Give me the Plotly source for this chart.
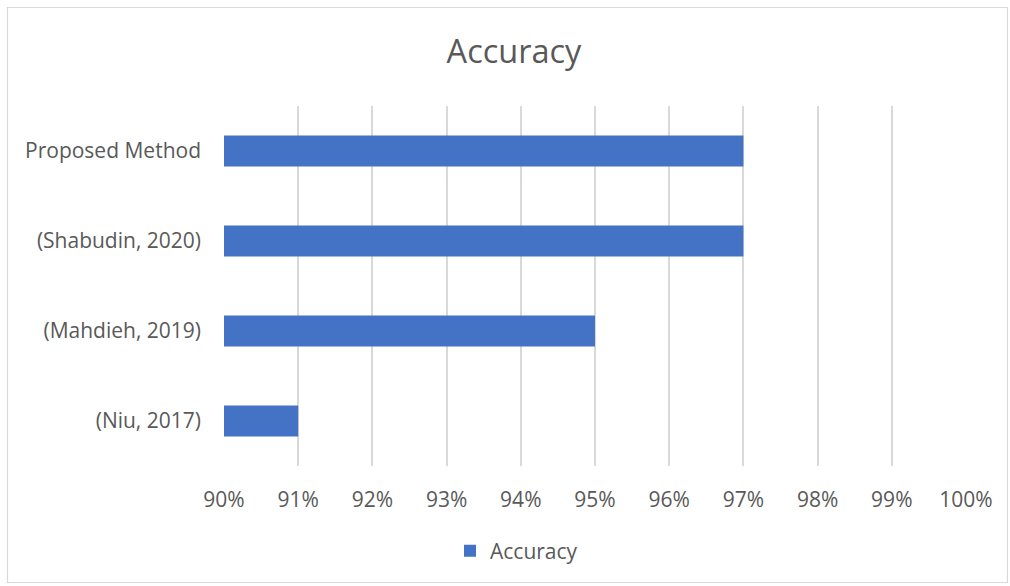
import plotly.graph_objects as go

categories = ["(Niu, 2017)", "(Mahdieh, 2019)", "(Shabudin, 2020)", "Proposed Method"]
accuracy = [0.91, 0.95, 0.97, 0.97]
tick_vals = [0.90, 0.91, 0.92, 0.93, 0.94, 0.95, 0.96, 0.97, 0.98, 0.99, 1.00]
tick_text = ["90%", "91%", "92%", "93%", "94%", "95%", "96%", "97%", "98%", "99%", "100%"]

FONT = "Open Sans, Liberation Sans, sans-serif"
GREY = "#595959"

fig = go.Figure()
fig.add_trace(go.Bar(
    y=categories, x=accuracy, orientation="h", name="Accuracy",
    marker=dict(color="#4472C4", line=dict(width=0)),
))

L, R, T, B = 224, 1010 - 966, 106, 586 - 466
W, H = 1010, 586
pw, ph = W - L - R, H - T - B

def px(x):
    return (x - L) / pw

def py(y):
    return (H - B - y) / ph

fig.update_layout(
    width=W, height=H,
    margin=dict(l=L, r=R, t=T, b=B, autoexpand=False),
    paper_bgcolor="white", plot_bgcolor="white",
    font=dict(family=FONT, color=GREY, size=21),
    title=dict(text="Accuracy", x=514 / W, xanchor="center", y=1 - 52 / H, yanchor="middle",
               font=dict(size=32.5, color=GREY, family=FONT)),
    bargap=0.655,
    showlegend=True,
    legend=dict(orientation="h", x=px(450), xanchor="left", y=py(551), yanchor="middle",
                font=dict(size=21, color=GREY, family=FONT), itemwidth=30),
    xaxis=dict(range=[0.90, 1.00], tickvals=tick_vals, ticktext=tick_text,
               showgrid=True, gridcolor="#d9d9d9", gridwidth=1.5, zeroline=False,
               showline=False, ticks="", ticklabelstandoff=19, tickfont=dict(size=21, color=GREY)),
    yaxis=dict(showgrid=False, zeroline=False, showline=False, ticks="",
               ticklabelstandoff=22, tickfont=dict(size=21, color=GREY)),
    shapes=[dict(type="rect", xref="paper", yref="paper",
                 x0=px(7.5), x1=px(1007.5), y0=py(582.5), y1=py(7.5),
                 line=dict(color="#d9d9d9", width=1.2), layer="below")],
)

fig.write_html("out.html")
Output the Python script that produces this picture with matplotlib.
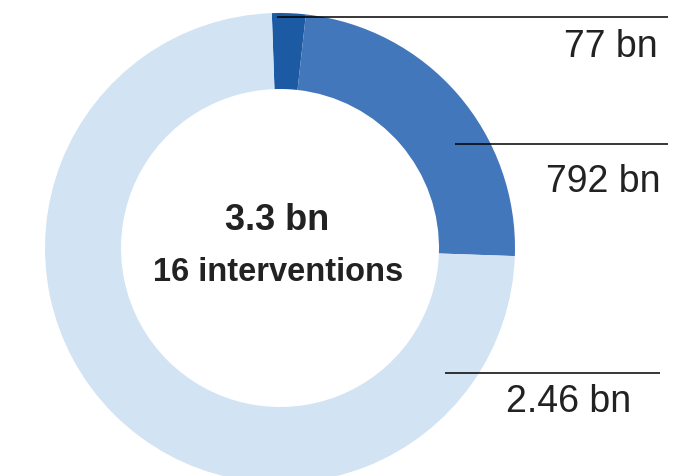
import matplotlib
matplotlib.use("Agg")
import matplotlib.pyplot as plt

# spending by group (bn), drawn clockwise from the top
values = [77, 792, 2460]
labels = ["77 bn", "792 bn", "2.46 bn"]
colors = ["#1c5aa3", "#4277bb", "#d2e3f4"]
total_label = "3.3 bn"
count_label = "16 interventions"

W, H = 681, 477
plt.rcParams["font.family"] = ["Liberation Sans", "DejaVu Sans"]

fig = plt.figure(figsize=(W / 100, H / 100), dpi=100)
ax = fig.add_axes([0, 0, 1, 1])

cx, cy = 280, H - 249
r_out, r_in = 235, 159
ax.pie(values, colors=colors, startangle=92, counterclock=False,
       center=(cx, cy), radius=r_out,
       wedgeprops=dict(width=r_out - r_in, linewidth=0))

ax.set_xlim(0, W)
ax.set_ylim(0, H)
ax.set_aspect("equal")
ax.axis("off")

# leader lines (pixel rows from the top) and label anchors
lines = [(277, 668, 18), (455, 668, 145), (445, 660, 374)]
text_pos = [(658, 57), (660, 192), (631, 412)]
for (x0, x1, y), (tx, ty), lab in zip(lines, text_pos, labels):
    ax.plot([x0, x1], [H - y, H - y], color="black", lw=1.1,
            solid_capstyle="butt")
    ax.text(tx, H - ty, lab, ha="right", va="baseline", fontsize=27,
            color="#222222")

ax.text(cx - 3, H - 230, total_label, ha="center", va="baseline",
        fontsize=26, fontweight="bold", color="#222222")
ax.text(cx - 2, H - 281, count_label, ha="center", va="baseline",
        fontsize=23.5, fontweight="bold", color="#222222")

fig.savefig("out.png", dpi=100)
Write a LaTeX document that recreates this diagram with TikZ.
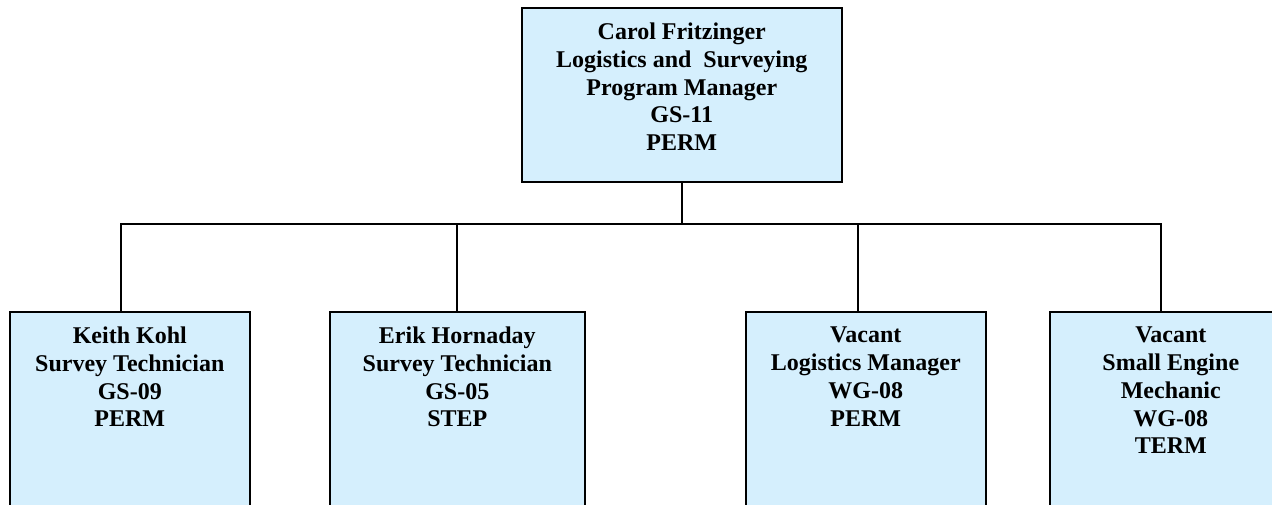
\documentclass[tikz,border=0pt]{standalone}
\usepackage{fontspec}
\setmainfont{Liberation Serif}
\usetikzlibrary{positioning}
\definecolor{boxblue}{RGB}{213,239,253}
\begin{document}
\begin{tikzpicture}[x=1pt,y=-1pt,line cap=rect,line join=miter,
	box/.style={draw=black,line width=1.6pt,fill=boxblue,rectangle,inner sep=0pt,anchor=north west},
	lbl/.style={anchor=north,align=center,inner sep=0pt,font=\fontsize{24}{27.7}\selectfont\bfseries},
	wire/.style={draw=black,line width=1.4pt}]
	\useasboundingbox (0,0) rectangle (1272,505);
	\clip (0,0) rectangle (1272,505);
	% boxes
	\node[box,minimum width=320pt,minimum height=174pt] (boss) at (521,7) {};
	\node[box,minimum width=240pt,minimum height=230pt] (kohl) at (9,311) {};
	\node[box,minimum width=255pt,minimum height=230pt] (hornaday) at (329,311) {};
	\node[box,minimum width=240pt,minimum height=230pt] (logman) at (745,311) {};
	\node[box,minimum width=242pt,minimum height=230pt] (mech) at (1049,311) {};
	% texts
	\node[lbl,below=16pt of boss.north,anchor=north] (bossT) {Carol Fritzinger\\Logistics and~ Surveying\\Program Manager\\GS-11\\PERM};
	\node[lbl,below=16pt of kohl.north,anchor=north] (kohlT) {Keith Kohl\\Survey Technician\\GS-09\\PERM};
	\node[lbl,below=16pt of hornaday.north,anchor=north] (hornadayT) {Erik Hornaday\\Survey Technician\\GS-05\\STEP};
	\node[lbl,below=16pt of logman.north,anchor=north] (logmanT) {Vacant\\Logistics Manager\\WG-08\\PERM};
	\node[lbl,below=16pt of mech.north,anchor=north] (mechT) {Vacant\\Small Engine\\Mechanic\\WG-08\\TERM};
	% bus
	\coordinate (busA) at (121,224);
	\coordinate (busB) at (457,224);
	\coordinate (busC) at (858,224);
	\coordinate (busD) at (1161,224);
	\draw[wire] (boss.south) -- (boss.south |- busA);
	\draw[wire] (busA) -- (busD);
	\draw[wire] (busA) -- (busA |- kohl.north);
	\draw[wire] (busB) -- (busB |- hornaday.north);
	\draw[wire] (busC) -- (busC |- logman.north);
	\draw[wire] (busD) -- (busD |- mech.north);
\end{tikzpicture}
\end{document}
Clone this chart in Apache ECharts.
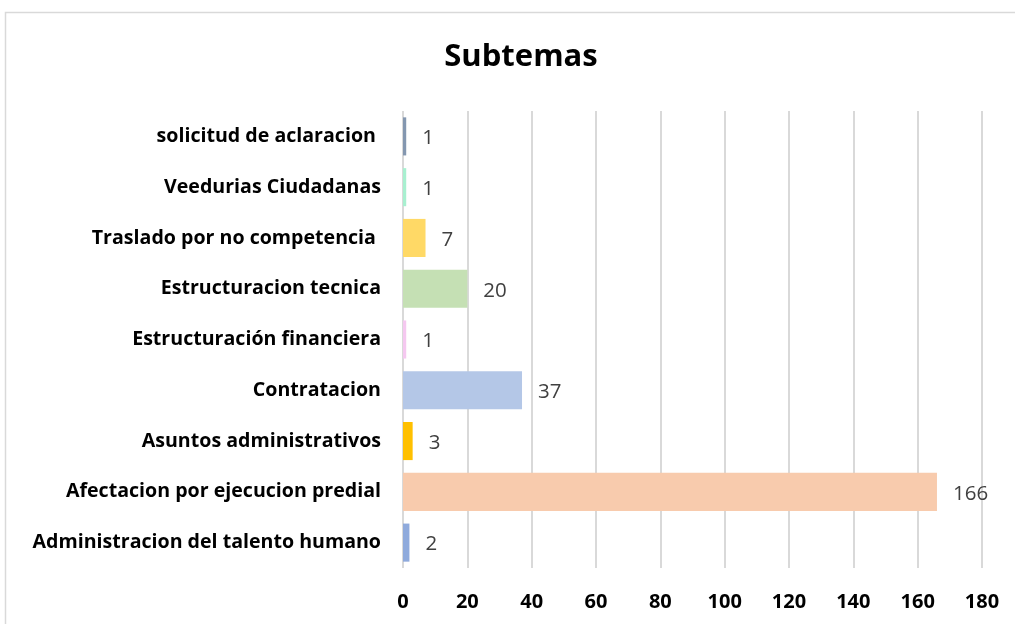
<!DOCTYPE html>
<html>
<head>
<meta charset="utf-8">
<script src="https://cdn.jsdelivr.net/npm/echarts@6/dist/echarts.min.js"></script>
<style>
html,body{margin:0;padding:0;background:#fff;}
#chart{width:1015px;height:624px;}
</style>
</head>
<body>
<div id="chart"></div>
<script>
const categories = [
  "Administracion del talento humano",
  "Afectacion por ejecucion predial",
  "Asuntos administrativos",
  "Contratacion",
  "Estructuración financiera",
  "Estructuracion tecnica",
  "Traslado por no competencia ",
  "Veedurias Ciudadanas",
  "solicitud de aclaracion "
];
const values = [2, 166, 3, 37, 1, 20, 7, 1, 1];
const barColors = ["#8FAADC", "#F8CBAD", "#FFC000", "#B4C7E7", "#F5C8F0", "#C5E0B4", "#FFD966", "#A8F0D0", "#8497B0"];
const xTicks = [0, 20, 40, 60, 80, 100, 120, 140, 160, 180];

const chart = echarts.init(document.getElementById('chart'), null, {renderer: 'canvas'});
const font = '"Open Sans", "Noto Sans", sans-serif';
chart.setOption({
  animation: false,
  graphic: [{
    type: 'rect',
    shape: {x: 5.5, y: 12.5, width: 1200, height: 800},
    style: {fill: null, stroke: '#d9d9d9', lineWidth: 1.5},
    silent: true
  }],
  title: {
    text: 'Subtemas',
    left: 516, top: 37, textAlign: 'center',
    textStyle: {fontFamily: font, fontWeight: 'bold', fontSize: 31, color: '#000'}
  },
  grid: {left: 403, right: 33, top: 111, bottom: 56, containLabel: false},
  xAxis: {
    type: 'value', min: xTicks[0], max: xTicks[xTicks.length - 1], interval: 20,
    axisLine: {show: false}, axisTick: {show: false},
    splitLine: {show: true, lineStyle: {color: '#d9d9d9', width: 2}},
    axisLabel: {margin: 24, fontFamily: font, fontWeight: 'bold', fontSize: 20, color: '#000'}
  },
  yAxis: {
    type: 'category', data: categories,
    axisLine: {show: false}, axisTick: {show: false},
    axisLabel: {margin: 22, fontFamily: font, fontWeight: 'bold', fontSize: 19.6, color: '#000'}
  },
  series: [{
    type: 'bar',
    data: values.map((v, i) => ({value: v, itemStyle: {color: barColors[i]}})),
    barWidth: '75%',
    label: {show: true, position: 'right', distance: 16, offset: [0, 2], fontFamily: font, fontSize: 20.5, color: '#404040'}
  }]
});
</script>
</body>
</html>
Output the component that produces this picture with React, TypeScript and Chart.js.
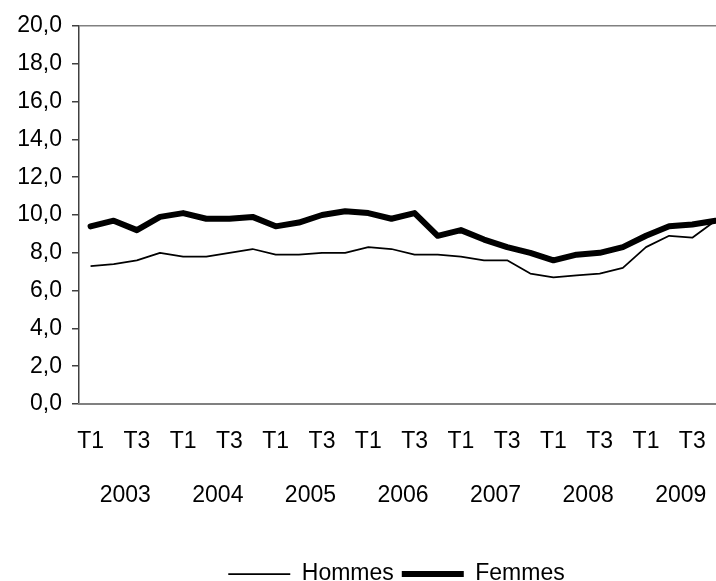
import React, { useEffect, useRef } from 'react';
import { Chart, registerables } from 'chart.js';

Chart.register(...registerables);

const years = ['2003', '2004', '2005', '2006', '2007', '2008', '2009'];
const quarters = ['T1', 'T2', 'T3', 'T4'];
const hommes = [7.3, 7.4, 7.6, 8.0, 7.8, 7.8, 8.0, 8.2, 7.9, 7.9, 8.0, 8.0, 8.3, 8.2, 7.9, 7.9, 7.8, 7.6, 7.6, 6.9, 6.7, 6.8, 6.9, 7.2, 8.3, 8.9, 8.8, 9.7];
const femmes = [9.4, 9.7, 9.2, 9.9, 10.1, 9.8, 9.8, 9.9, 9.4, 9.6, 10.0, 10.2, 10.1, 9.8, 10.1, 8.9, 9.2, 8.7, 8.3, 8.0, 7.6, 7.9, 8.0, 8.3, 8.9, 9.4, 9.5, 9.7];
const yMin = 0;
const yMax = 20;
const yStep = 2;

const FONT = "'Liberation Sans', Arial, sans-serif";
const FS = 23;

const shiftLegend = {
  id: 'shiftLegend',
  afterLayout(chart: any) {
    const l = chart.legend;
    if (l) {
      l.left += 33;
      l.right += 33;
    }
  },
};

export default function App() {
  const ref = useRef<HTMLCanvasElement>(null);

  useEffect(() => {
    if (!ref.current) return;
    const labels = years.flatMap(() => quarters);
    const chart = new Chart(ref.current, {
      type: 'line',
      data: {
        labels,
        datasets: [
          {
            label: 'Hommes',
            data: hommes,
            borderColor: '#000',
            backgroundColor: '#000',
            borderWidth: 1.75,
            pointRadius: 0,
            tension: 0,
            borderCapStyle: 'butt',
            borderJoinStyle: 'round',
          },
          {
            label: 'Femmes',
            data: femmes,
            borderColor: '#000',
            backgroundColor: '#000',
            borderWidth: 6,
            pointRadius: 0,
            tension: 0,
            borderCapStyle: 'round',
            borderJoinStyle: 'round',
          },
        ],
      },
      options: {
        animation: false,
        responsive: true,
        maintainAspectRatio: false,
        layout: { padding: { left: 0, right: 63, top: 26, bottom: 4.5 } },
        font: { family: FONT, size: FS },
        color: '#000',
        plugins: {
          tooltip: { enabled: false },
          legend: {
            position: 'bottom',
            labels: {
              usePointStyle: true,
              pointStyle: 'line',
              pointStyleWidth: 62,
              boxHeight: FS,
              padding: 8,
              color: '#000',
              font: { family: FONT, size: FS },
            },
          },
        },
        scales: {
          y: {
            min: yMin,
            max: yMax,
            afterFit: (s: any) => { s.width = 79; },
            ticks: {
              stepSize: yStep,
              padding: 10,
              color: '#000',
              font: { family: FONT, size: FS },
              callback: (v: any) => Number(v).toFixed(1).replace('.', ','),
            },
            grid: {
              drawOnChartArea: true,
              color: (ctx: any) => (ctx.tick && ctx.tick.value === yMax ? '#808080' : 'rgba(0,0,0,0)'),
              lineWidth: 1.5,
              tickColor: '#404040',
              tickLength: 7,
              tickWidth: 1.5,
            },
            border: { display: true, color: '#404040', width: 1.5 },
          },
          x: {
            type: 'category',
            offset: true,
            weight: 0,
            afterFit: (s: any) => { s.height = 62; },
            grid: { display: false, drawTicks: false },
            border: { display: true, color: '#808080', width: 2 },
            ticks: {
              autoSkip: false,
              maxRotation: 0,
              padding: 24,
              color: '#000',
              font: { family: FONT, size: FS },
              callback: function (this: any, v: any, i: number) {
                return i % 2 === 0 ? this.getLabelForValue(v) : '';
              },
            },
          },
          x2: {
            type: 'category',
            position: 'bottom',
            labels: years,
            offset: true,
            bounds: 'ticks',
            weight: 1,
            afterFit: (s: any) => { s.height = 88.5; },
            grid: { display: false, drawTicks: false },
            border: { display: false },
            ticks: {
              autoSkip: false,
              maxRotation: 0,
              padding: 16,
              color: '#000',
              font: { family: FONT, size: FS },
            },
          },
        },
      } as any,
      plugins: [shiftLegend],
    });
    return () => chart.destroy();
  }, []);

  return (
    <div style={{ position: 'fixed', left: 0, top: 0, width: 716, height: 581, overflow: 'hidden', background: '#fff' }}>
      <div style={{ position: 'relative', width: 790, height: 600 }}>
        <canvas ref={ref} />
      </div>
    </div>
  );
}
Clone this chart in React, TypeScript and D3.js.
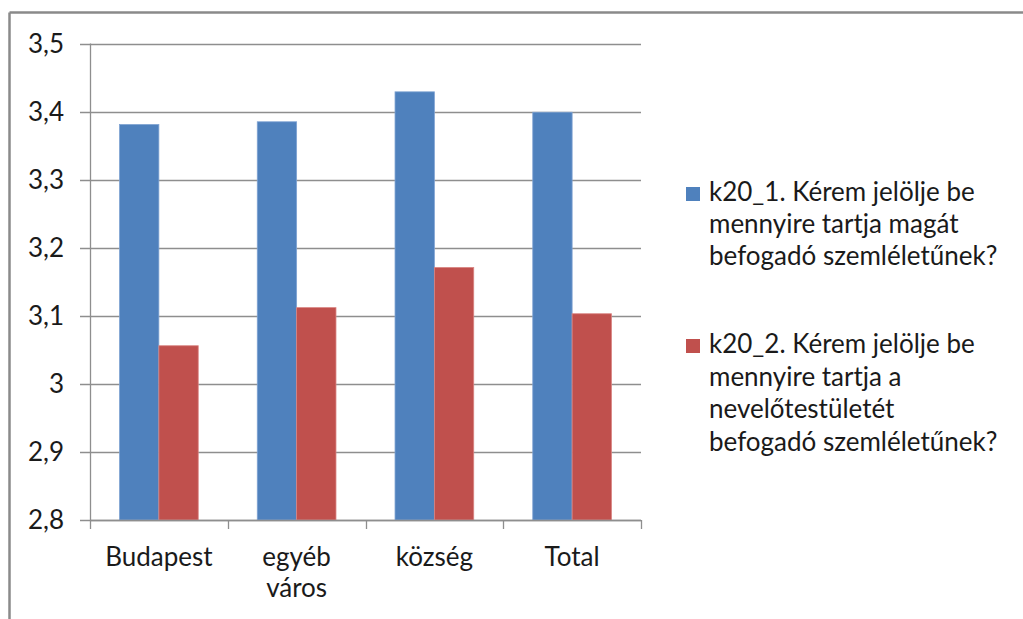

* * * *

WORK TO COMPLETE »
Find the string "React" in the records, then copy each line where it occurs.

WRITTEN ANSWER »
Output the component that produces this picture with React, TypeScript and Chart.js.
import React, { useEffect, useRef } from 'react';
Clone this chart in React, TypeScript and D3.js.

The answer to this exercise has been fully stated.